Il ne suffit pas de s’indigner
« Aujourd’hui », souligne Sœur Yudith Pereira Rico, directeur exécutif de Solidarity South Sudan, « le silence entoure la mort de milliers de personnes dans le Sud du monde…comme si elles n’existaient pas…ces personnes ont besoin de retrouver l’espoir et la dignité, beaucoup plus que de recevoir de l’argent ou des aides concrètes ». Dans une paroisse de la périphérie romaine, le Père Dieudonné Kambale Kasika se réjouit que l’on parle enfin de ce qui se passe dans son pays, la RDC : « un génocide silencieux, qui se retrouve enfin sous les projecteurs ».
Dans son discours annuel au corps diplomatique, début janvier, le pape François avait demandé à la communauté internationale de ne pas oublier les souffrances de nombreuses parties du continent africain : « Il ne suffit pas de s’indigner face à tant de violence…il faut œuvrer pour éradiquer les causes de la misère et pour construire des ponts de fraternité ».
Quelques jours plus tard, commentant la répression des manifestations organisées par un collectif catholique congolais, un des proches collaborateurs du Saint-Père, le cardinal Turkson, président du Dicastère pour le service du développement humain intégral, a rappelé sans détours que le mandat du président Joseph Kabila a expiré il y a deux ans.
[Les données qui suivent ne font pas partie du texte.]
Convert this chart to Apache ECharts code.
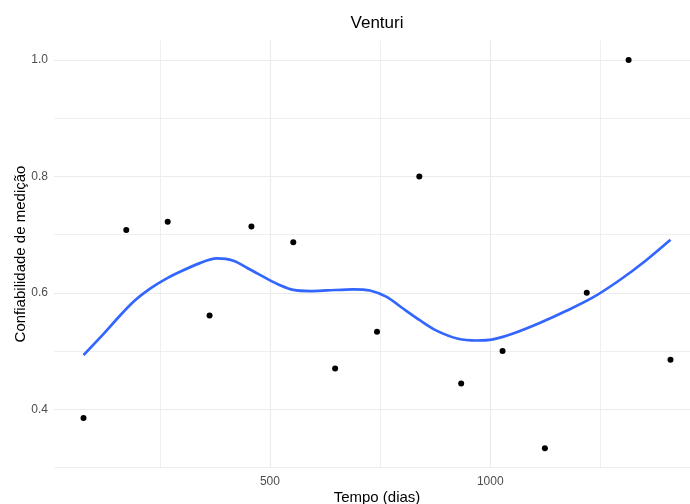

Les évêques qui avaient joué un rôle de médiateurs se sont senti trahis par le pouvoir qui n’a pas respecté ses engagements. « Au lieu de tenir sa parole, le gouvernement persécute les manifestants », s’est insurgé le cardinal Turkson, se demandant si le président Kabila est encore maître de la situation, ou s’il n’est pas un jouet entre les mains de ceux qui sont concrètement aux manettes.